The recent history of Indian football has been a story of poverty of achievement with the national team, the Blue Tigers, barely registering credible results. Under English nomad coach Stephen Constantine the senior team is on the brink of qualifying for the 2019 Asian Cup, but that is more a consequence of the tournament’s newly expanded 24-team format than genuine sporting progress.

The U-17 team, led by Manipur’s Amarjit Kiyam and coached by the Portuguese Luis Norton de Matos, has enjoyed substantial support from the All India Football Federation with the Indian FA investing more than €2 million in the young team. In the last two years they have travelled the world to 18 different countries, including Brazil, Mexico, Germany, Norway and the United Arab Emirates, on exposure tours and camps.

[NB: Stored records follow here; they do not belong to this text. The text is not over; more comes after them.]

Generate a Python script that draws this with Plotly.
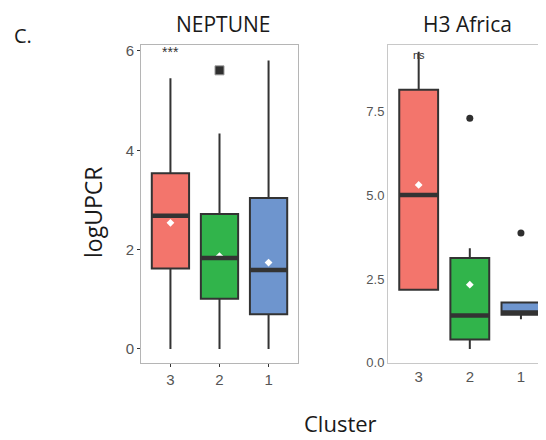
import plotly.graph_objects as go

# ---------------- data ----------------
categories = ["3", "2", "1"]
colors = ["#F3756C", "#31B44B", "#6E95CE"]

nep_q1 = [1.62, 1.01, 0.70]
nep_median = [2.68, 1.83, 1.59]
nep_q3 = [3.54, 2.72, 3.04]
nep_lower = [0.0, 0.0, 0.0]
nep_upper = [5.45, 4.34, 5.81]
nep_mean = [2.54, 1.87, 1.74]
nep_outliers = [[], [5.61], []]
nep_sig = "***"
nep_sig_y = 5.98
nep_yticks = [0, 2, 4, 6]

h3_q1 = [2.18, 0.69, 1.43]
h3_median = [5.01, 1.41, 1.50]
h3_q3 = [8.15, 3.13, 1.80]
h3_lower = [2.18, 0.41, 1.30]
h3_upper = [9.29, 3.42, 1.80]
h3_mean = [5.31, 2.33, None]
h3_outliers = [[], [7.30], [3.87]]
h3_sig = "ns"
h3_sig_y = 9.2
h3_yticks = [0.0, 2.5, 5.0, 7.5]

# page body has an 8px margin: size figure to fit the window
OFF = 8
W, H = 546 - OFF, 440 - OFF


def px(x):
    return (x - OFF) / W


def py(y):
    return 1 - (y - OFF) / H


BOXW = 0.76
LINE = "#333333"

fig = go.Figure()


def add_panel(xa, ya, q1, med, q3, lo, up, mean, outl, outsym, outsize):
    for i, cat in enumerate(categories):
        fig.add_trace(go.Box(
            x=[i], q1=[q1[i]], median=[med[i]], q3=[q3[i]],
            lowerfence=[lo[i]], upperfence=[up[i]],
            fillcolor=colors[i], line=dict(color=LINE, width=2),
            width=BOXW, whiskerwidth=0, boxpoints=False,
            xaxis=xa, yaxis=ya, showlegend=False, hoverinfo="skip"))
        # thick median line
        fig.add_shape(type="line", xref=xa, yref=ya,
                      x0=i - BOXW / 2, x1=i + BOXW / 2, y0=med[i], y1=med[i],
                      line=dict(color=LINE, width=4.5))
        if outl[i]:
            fig.add_trace(go.Scatter(
                x=[i] * len(outl[i]), y=outl[i], mode="markers",
                marker=dict(symbol=outsym, size=outsize, color="#2f2f2f",
                            line=dict(color="#999999", width=1 if outsym == "square" else 0)),
                xaxis=xa, yaxis=ya, showlegend=False, hoverinfo="skip"))
        if mean[i] is not None:
            fig.add_trace(go.Scatter(
                x=[i], y=[mean[i]], mode="markers",
                marker=dict(symbol="diamond", size=6, color="white"),
                xaxis=xa, yaxis=ya, showlegend=False, hoverinfo="skip"))


add_panel("x", "y", nep_q1, nep_median, nep_q3, nep_lower, nep_upper,
          nep_mean, nep_outliers, "square", 9)
add_panel("x2", "y2", h3_q1, h3_median, h3_q3, h3_lower, h3_upper,
          h3_mean, h3_outliers, "circle", 7)

tickfont = dict(family="Liberation Sans, Arial, sans-serif", color="#555555")

fig.update_layout(
    template="none",
    width=W, height=H, margin=dict(l=0, r=0, t=0, b=0, pad=0, autoexpand=False),
    paper_bgcolor="white", plot_bgcolor="white",
    xaxis=dict(domain=[px(141), px(298)], range=[-0.6, 2.6], automargin=False,
               tickmode="array", tickvals=[0, 1, 2], ticktext=categories,
               showline=True, linecolor="#b5b5b5", linewidth=1, mirror=True,
               showgrid=False, zeroline=False, ticks="outside", ticklen=3,
               tickcolor="#333333", tickfont=dict(size=15, **tickfont)),
    yaxis=dict(domain=[py(363), py(45)], range=[-0.282, 6.12], automargin=False,
               tickmode="array", tickvals=nep_yticks,
               showline=True, linecolor="#b5b5b5", linewidth=1, mirror=True,
               showgrid=False, zeroline=False, ticks="outside", ticklen=3,
               tickcolor="#333333", tickfont=dict(size=15, **tickfont)),
    xaxis2=dict(domain=[px(388), 1.0], range=[-0.6, 2.49], anchor="y2", automargin=False,
                tickmode="array", tickvals=[0, 1, 2], ticktext=categories,
                showline=True, linecolor="#c8c8c8", linewidth=1, mirror=True,
                showgrid=False, zeroline=False, ticks="",
                tickfont=dict(size=15, **tickfont)),
    yaxis2=dict(domain=[py(363), py(45)], range=[-0.01, 9.49], automargin=False,
                anchor="x2", tickmode="array", tickvals=h3_yticks,
                tickformat=".1f",
                showline=True, linecolor="#c8c8c8", linewidth=1,
                showgrid=False, zeroline=False, ticks="",
                tickfont=dict(size=13, **tickfont)),
)

title_font = dict(family="Open Sans, sans-serif", size=21, color="#1a1a1a")


def label(text, x, y, size, angle=0, yanchor="middle"):
    fig.add_annotation(text=text, x=px(x), y=py(y), xref="paper", yref="paper",
                       xanchor="center", yanchor=yanchor, textangle=angle,
                       showarrow=False,
                       font=dict(family="Open Sans, sans-serif", size=size, color="#1a1a1a"))


label("NEPTUNE", 223, 24, 21)
label("H3 Africa", 467, 24, 21)
label("C.", 23, 36, 20)
label("logUPCR", 93, 213, 23, angle=-90)
label("Cluster", 340, 440, 22, yanchor="bottom")

# significance labels
fig.add_annotation(text=nep_sig, x=0, y=nep_sig_y, xref="x", yref="y",
                   xanchor="center", yanchor="middle", showarrow=False,
                   font=dict(family="Liberation Sans, Arial", size=14, color="#333333"))
fig.add_annotation(text=h3_sig, x=0, y=h3_sig_y, xref="x2", yref="y2",
                   xanchor="center", yanchor="middle", showarrow=False,
                   font=dict(family="Liberation Sans, Arial", size=11, color="#333333"))

fig.write_html("out.html")
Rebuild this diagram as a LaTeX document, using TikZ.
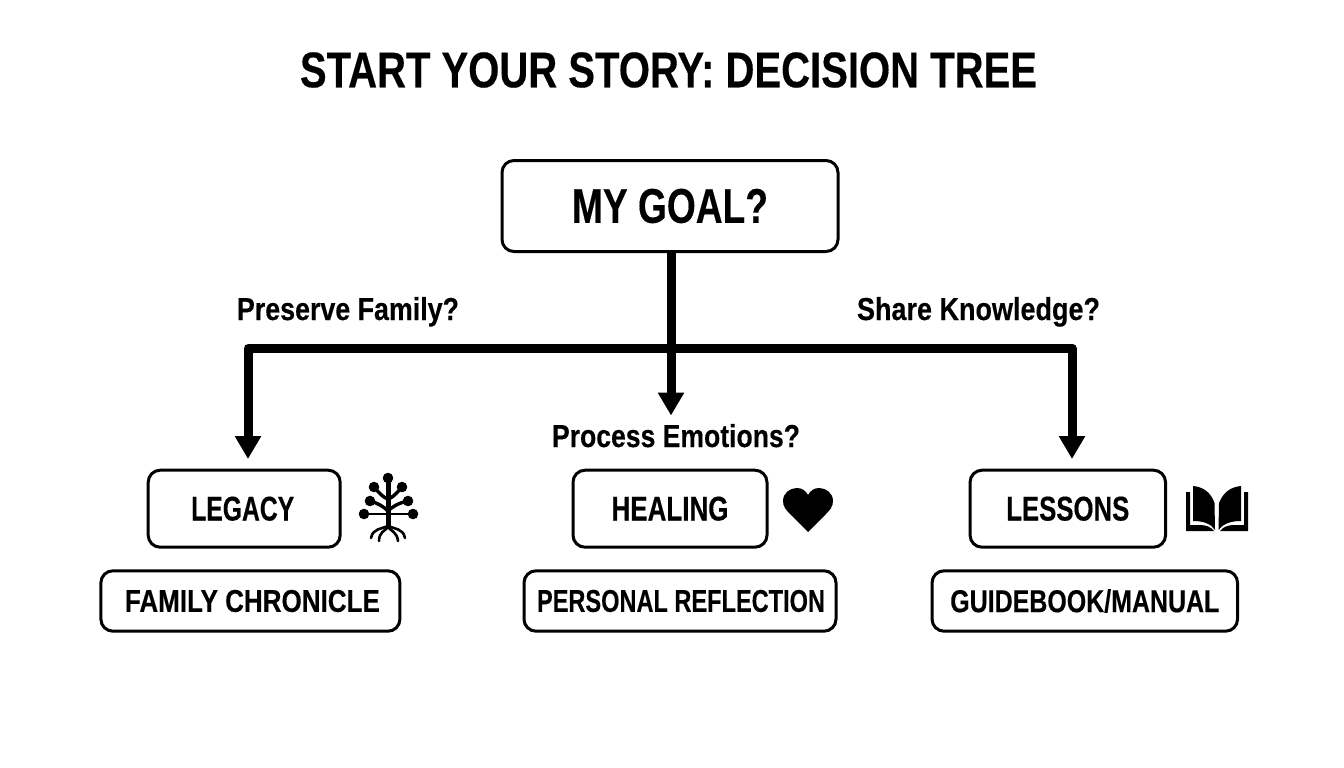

Yet India will remain the underdog in Group A against the US, Colombia and Ghana. Indian football has neither a developed grassroots nor fine-tuned youth development structure, leaving the age groups of 5 to 14 to fend for themselves. In the I-League Minerva from Chandigarh, Aizawl FC and Shillong Lajong, both from Mizoram, and Mumbai FC are among the few clubs to invest resources in youth football.

In the Indian Super League, the Bollywood version of the IPL cricket, the participating franchises have the contractual obligation, as laid down in the licensing requirements, to do grassroots work, but only lip-service is being paid. The underdeveloped ecosystem has also been detrimental to the senior national team.

A merger of the I-League and ISL may be a solution to India’s chronic problems, but the idea is stuck in conception at the moment, with IMG-Reliance, the financial backer of the ISL, not keen on a new and unified league.

Still, the Indian U-17 team will aim to offer a grand opening to the World Cup at the refurbished Jawaharlal Nehru Stadium in the capital New Delhi. FIFA approved the idea of Modi giving a speech at the opening game, but India’s head of state will refrain from doing so. Last summer Vladimir Putin delivered a robust speech at opening match of the Confederations Cup in Russia.

The venue in Delhi received a face-lift ahead of the tournament with three new dressing rooms, new safe evacuation gates, improved lighting, two new training grounds with floodlights and an international standard pitch.

“The level of interest, the level of preparation, the level of attention goes up definitely one or two notches,” said tournament director Javier Ceppi. “Everybody wants to see a full stadium.”

The possibility of an opening ceremony was a thorny issues in the run-up to the tournament. Local organisers wanted to put on a spectacle with the Prime Minister in attendance, but FIFA rebuked the idea.

“We believe that the main focus should remain on football and the players, and that the investment necessary for an opening ceremony is better deployed in the youth and in football development of the country, even more so now with the AIFF’s ambitious plans to lay solid foundations for India’s footballing future,” said Jaime Varza, head of FIFA tournaments.

Delhi was not a natural choice for India’s group games, but with high public spending the matches of the hosts were moved from Mumbai to the capital to cater for the political class and the VIPs. In total the central government has invested more than €15 million in the existing infrastructure, updating and upgrading the stadiums in Kochi, Goa, Guwahati and Kolkata, the other host cities. The last host venue in Mumbai is privately owned.

The opening match, with other games kicking off simultaneously in Navi Mumbai, will not be a sell-out in the strict sense of the word, with 26,750 tickets routed through the central government, which has distributed these tickets to selected schools and NGOs across Delhi in a neat PR exercise. The government has also taken up 22,250 tickets for the other games in the Indian capital.

Against this background, India’s teenagers will enter a brave new world against the US on Friday. What constitutes success for the hosts in group A is unclear: India play by virtue of hosting the tournament and face a baptism as difficult as any, but coach de Matos is banking on hard work and dependable tactics to get a ‘respectable result.’

Last year the USA trounced India at the AIFF Youth Cup in Goa 4-0. This time the Americans boost CJ Dos Santos from Benfica in goal, defender Sergino Dest from Ajax Amsterdam, Tim Weah, the son of the legendary George Weah, and striker Josh Sargant, who participated in the U-20 World Cup in South Korea and is on the radar of several European clubs.

“We know we have a small percentage of winning against the US, but you never know what will happen in a game of football,” said India coach de Matos.